===== Record extracts =====

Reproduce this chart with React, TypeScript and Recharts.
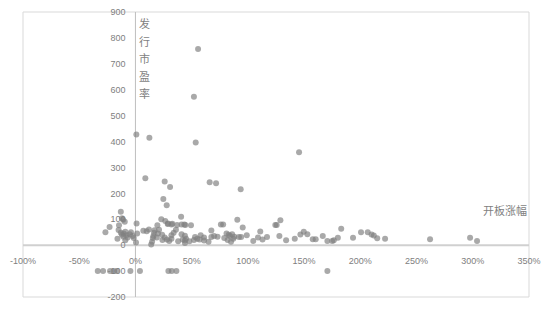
import React from 'react';
import {
  ScatterChart, Scatter, XAxis, YAxis, CartesianGrid, ReferenceLine, ReferenceDot,
} from 'recharts';

// 开板涨幅 (%) of each IPO
const openBoardGain: number[] = [
  55.7, 52, 0.8, 12.4, 53.6, 145.5,
  8.8, 26, 30.8, 66, 71.7, 93.6, 24.8, 27.8,
  -33.5, -28.8, -22.6, -19.3, -16.5, -4.5, 4, 29.3, 32.3, 36.4, 170.7,
  -13, -12, -11, -9.5, -26.7, -23, -16, -14.6, -15, -13, -12, -10.5, -9, -8, -7, -10.7, -9, -5, -4, -2.5, -1.5,
  1, 0.5, 1.5, 7, 10, 12, 14.8, 14, 16, 16.5, 15.5, 17, 19.5, 20,
  23, 26.5, 29, 32, 37, 40.6, 41, 44.4, 49.4, 23.7, 24, 28, 30, 32, 32, 34, 38, 41, 44, 44, 44, 45, 26, 21, 19, 36, 42, 28.7, 32.8, 43.5,
  48, 52, 55, 58, 61, 61, 65, 67.5, 67.5, 70, 73, 76, 78, 81, 83, 84, 82, 85, 87, 88, 90.6, 92, 94, 95.4, 99, 53, 57, 79, 86,
  104.8, 109, 111, 113, 117, 124.4, 125.6, 128.9, 128,
  134, 141.7, 146.7, 149.7, 152.9, 157.7, 160.3, 166.6, 170.7, 175, 176.4, 180, 183, 193.5, 200.6, 206.6, 210, 212, 215, 222, 262, 297.6, 303.8,
];

// 发行市盈率 of each IPO
const issuePE: number[] = [
  757, 573, 427, 415, 396, 359,
  258, 246, 225, 243, 239, 216, 178, 154,
  -100, -100, -100, -100, -100, -100, -100, -100, -100, -100, -100,
  129, 104, 98, 90, 50, 70, 25, 77, 59, 48, 40, 45, 52, 38, 30, 33, 19, 42, 50, 35, 28,
  84, 10, 45, 56, 54, 61, 13, 3, 35, 48, 28, 58, 77, 45,
  100, 93, 84, 80, 78, 110, 80, 78, 77, 40, 20, 22, 16, 25, 38, 48, 15, 42, 36, 18, 8, 25, 30, 60, 30, 60, 22, 82, 83, 80,
  15, 20, 25, 38, 30, 18, 13, 57, 32, 35, 33, 80, 80, 45, 40, 35, 20, 13, 25, 33, 98, 32, 32, 68, 38, 32, 22, 28, 42,
  16, 30, 53, 22, 32, 78, 78, 96, 35,
  19, 25, 41, 52, 42, 23, 23, 35, 16, 16, 19, 29, 63, 29, 50, 50, 41, 37, 27, 25, 23, 29, 16,
];

const xTicks: number[] = [-100, -50, 0, 50, 100, 150, 200, 250, 300, 350];
const yTicks: number[] = [-200, -100, 0, 100, 200, 300, 400, 500, 600, 700, 800, 900];
const xTickLabels: string[] = ['-100%', '-50%', '0%', '50%', '100%', '150%', '200%', '250%', '300%', '350%'];
const yTickLabels: string[] = ['-200', '-100', '0', '100', '200', '300', '400', '500', '600', '700', '800', '900'];
const yTitle = '发行市盈率';
const xTitle = '开板涨幅';

const data = openBoardGain.map((x, i) => ({ x, y: issuePE[i] }));

const tickFont = { fontSize: 9, fill: '#808080', fontFamily: 'Liberation Sans, Arial, sans-serif' };
const titleFont = { fontSize: 11, fill: '#7f7f7f', fontFamily: 'Noto Sans CJK SC, sans-serif' };

const YTitle = (props: any) => {
  const vb = props.viewBox || {};
  const chars = yTitle.split('');
  return (
    <text x={vb.x + 9} y={vb.y + 16} {...titleFont} textAnchor="middle">
      {chars.map((c, i) => (
        <tspan key={i} x={vb.x + 9} dy={i === 0 ? 0 : 17.5}>{c}</tspan>
      ))}
    </text>
  );
};

const XTitle = (props: any) => {
  const vb = props.viewBox || {};
  return (
    <text x={vb.x + vb.width - 2} y={vb.y - 30} {...titleFont} textAnchor="end">
      {xTitle}
    </text>
  );
};

const Dot = (props: any) => (
  <circle cx={props.cx} cy={props.cy} r={3} fill="#808080" fillOpacity={0.68} />
);

export default function App() {
  return (
    <div style={{ position: 'absolute', left: 0, top: 0, width: 550, height: 310, background: '#fff' }}>
      <ScatterChart width={550} height={310} margin={{ top: 12, right: 21, bottom: 13, left: 23 }}>
        <CartesianGrid stroke="#d9d9d9" strokeWidth={1} />
        <XAxis
          type="number"
          dataKey="x"
          domain={[-100, 350]}
          ticks={xTicks}
          tick={false}
          tickLine={false}
          axisLine={false}
          height={0}
          allowDataOverflow
        />
        <YAxis
          type="number"
          dataKey="y"
          domain={[-200, 900]}
          ticks={yTicks}
          tick={false}
          tickLine={false}
          axisLine={false}
          width={0}
          allowDataOverflow
        />
        <ReferenceLine x={0} stroke="#bfbfbf" strokeWidth={1} label={{ content: YTitle }} />
        <ReferenceLine y={0} stroke="#d0d0d0" strokeWidth={2} label={{ content: XTitle }} />
        {xTicks.map((t, i) => (
          <ReferenceDot
            key={'xt' + t}
            x={t}
            y={0}
            r={0}
            stroke="none"
            fill="none"
            label={{ value: xTickLabels[i], position: 'bottom', offset: 12, ...tickFont }}
          />
        ))}
        {yTicks.map((t, i) => (
          <ReferenceDot
            key={'yt' + t}
            x={0}
            y={t}
            r={0}
            stroke="none"
            fill="none"
            label={{ value: yTickLabels[i], position: 'left', offset: 10, ...tickFont }}
          />
        ))}
        <Scatter data={data} shape={Dot} isAnimationActive={false} />
      </ScatterChart>
    </div>
  );
}
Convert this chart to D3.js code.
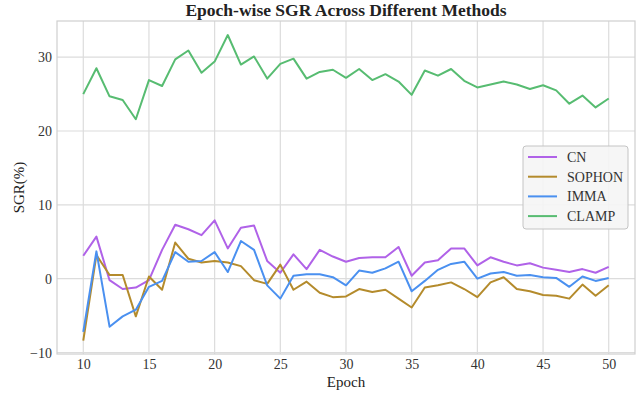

=====

Exercise instructions = Nothing but the pictures may be dropped; output the records above exactly.

Exercise answer =
Reproduce this chart with React, TypeScript and Recharts.
import React from 'react';
import {
  ScatterChart, Scatter, XAxis, YAxis, CartesianGrid, ReferenceLine, ReferenceDot,
} from 'recharts';

// 开板涨幅 (%) of each IPO
const openBoardGain: number[] = [
  55.7, 52, 0.8, 12.4, 53.6, 145.5,
  8.8, 26, 30.8, 66, 71.7, 93.6, 24.8, 27.8,
  -33.5, -28.8, -22.6, -19.3, -16.5, -4.5, 4, 29.3, 32.3, 36.4, 170.7,
  -13, -12, -11, -9.5, -26.7, -23, -16, -14.6, -15, -13, -12, -10.5, -9, -8, -7, -10.7, -9, -5, -4, -2.5, -1.5,
  1, 0.5, 1.5, 7, 10, 12, 14.8, 14, 16, 16.5, 15.5, 17, 19.5, 20,
  23, 26.5, 29, 32, 37, 40.6, 41, 44.4, 49.4, 23.7, 24, 28, 30, 32, 32, 34, 38, 41, 44, 44, 44, 45, 26, 21, 19, 36, 42, 28.7, 32.8, 43.5,
  48, 52, 55, 58, 61, 61, 65, 67.5, 67.5, 70, 73, 76, 78, 81, 83, 84, 82, 85, 87, 88, 90.6, 92, 94, 95.4, 99, 53, 57, 79, 86,
  104.8, 109, 111, 113, 117, 124.4, 125.6, 128.9, 128,
  134, 141.7, 146.7, 149.7, 152.9, 157.7, 160.3, 166.6, 170.7, 175, 176.4, 180, 183, 193.5, 200.6, 206.6, 210, 212, 215, 222, 262, 297.6, 303.8,
];

// 发行市盈率 of each IPO
const issuePE: number[] = [
  757, 573, 427, 415, 396, 359,
  258, 246, 225, 243, 239, 216, 178, 154,
  -100, -100, -100, -100, -100, -100, -100, -100, -100, -100, -100,
  129, 104, 98, 90, 50, 70, 25, 77, 59, 48, 40, 45, 52, 38, 30, 33, 19, 42, 50, 35, 28,
  84, 10, 45, 56, 54, 61, 13, 3, 35, 48, 28, 58, 77, 45,
  100, 93, 84, 80, 78, 110, 80, 78, 77, 40, 20, 22, 16, 25, 38, 48, 15, 42, 36, 18, 8, 25, 30, 60, 30, 60, 22, 82, 83, 80,
  15, 20, 25, 38, 30, 18, 13, 57, 32, 35, 33, 80, 80, 45, 40, 35, 20, 13, 25, 33, 98, 32, 32, 68, 38, 32, 22, 28, 42,
  16, 30, 53, 22, 32, 78, 78, 96, 35,
  19, 25, 41, 52, 42, 23, 23, 35, 16, 16, 19, 29, 63, 29, 50, 50, 41, 37, 27, 25, 23, 29, 16,
];

const xTicks: number[] = [-100, -50, 0, 50, 100, 150, 200, 250, 300, 350];
const yTicks: number[] = [-200, -100, 0, 100, 200, 300, 400, 500, 600, 700, 800, 900];
const xTickLabels: string[] = ['-100%', '-50%', '0%', '50%', '100%', '150%', '200%', '250%', '300%', '350%'];
const yTickLabels: string[] = ['-200', '-100', '0', '100', '200', '300', '400', '500', '600', '700', '800', '900'];
const yTitle = '发行市盈率';
const xTitle = '开板涨幅';

const data = openBoardGain.map((x, i) => ({ x, y: issuePE[i] }));

const tickFont = { fontSize: 9, fill: '#808080', fontFamily: 'Liberation Sans, Arial, sans-serif' };
const titleFont = { fontSize: 11, fill: '#7f7f7f', fontFamily: 'Noto Sans CJK SC, sans-serif' };

const YTitle = (props: any) => {
  const vb = props.viewBox || {};
  const chars = yTitle.split('');
  return (
    <text x={vb.x + 9} y={vb.y + 16} {...titleFont} textAnchor="middle">
      {chars.map((c, i) => (
        <tspan key={i} x={vb.x + 9} dy={i === 0 ? 0 : 17.5}>{c}</tspan>
      ))}
    </text>
  );
};

const XTitle = (props: any) => {
  const vb = props.viewBox || {};
  return (
    <text x={vb.x + vb.width - 2} y={vb.y - 30} {...titleFont} textAnchor="end">
      {xTitle}
    </text>
  );
};

const Dot = (props: any) => (
  <circle cx={props.cx} cy={props.cy} r={3} fill="#808080" fillOpacity={0.68} />
);

export default function App() {
  return (
    <div style={{ position: 'absolute', left: 0, top: 0, width: 550, height: 310, background: '#fff' }}>
      <ScatterChart width={550} height={310} margin={{ top: 12, right: 21, bottom: 13, left: 23 }}>
        <CartesianGrid stroke="#d9d9d9" strokeWidth={1} />
        <XAxis
          type="number"
          dataKey="x"
          domain={[-100, 350]}
          ticks={xTicks}
          tick={false}
          tickLine={false}
          axisLine={false}
          height={0}
          allowDataOverflow
        />
        <YAxis
          type="number"
          dataKey="y"
          domain={[-200, 900]}
          ticks={yTicks}
          tick={false}
          tickLine={false}
          axisLine={false}
          width={0}
          allowDataOverflow
        />
        <ReferenceLine x={0} stroke="#bfbfbf" strokeWidth={1} label={{ content: YTitle }} />
        <ReferenceLine y={0} stroke="#d0d0d0" strokeWidth={2} label={{ content: XTitle }} />
        {xTicks.map((t, i) => (
          <ReferenceDot
            key={'xt' + t}
            x={t}
            y={0}
            r={0}
            stroke="none"
            fill="none"
            label={{ value: xTickLabels[i], position: 'bottom', offset: 12, ...tickFont }}
          />
        ))}
        {yTicks.map((t, i) => (
          <ReferenceDot
            key={'yt' + t}
            x={0}
            y={t}
            r={0}
            stroke="none"
            fill="none"
            label={{ value: yTickLabels[i], position: 'left', offset: 10, ...tickFont }}
          />
        ))}
        <Scatter data={data} shape={Dot} isAnimationActive={false} />
      </ScatterChart>
    </div>
  );
}
Convert this chart to D3.js code.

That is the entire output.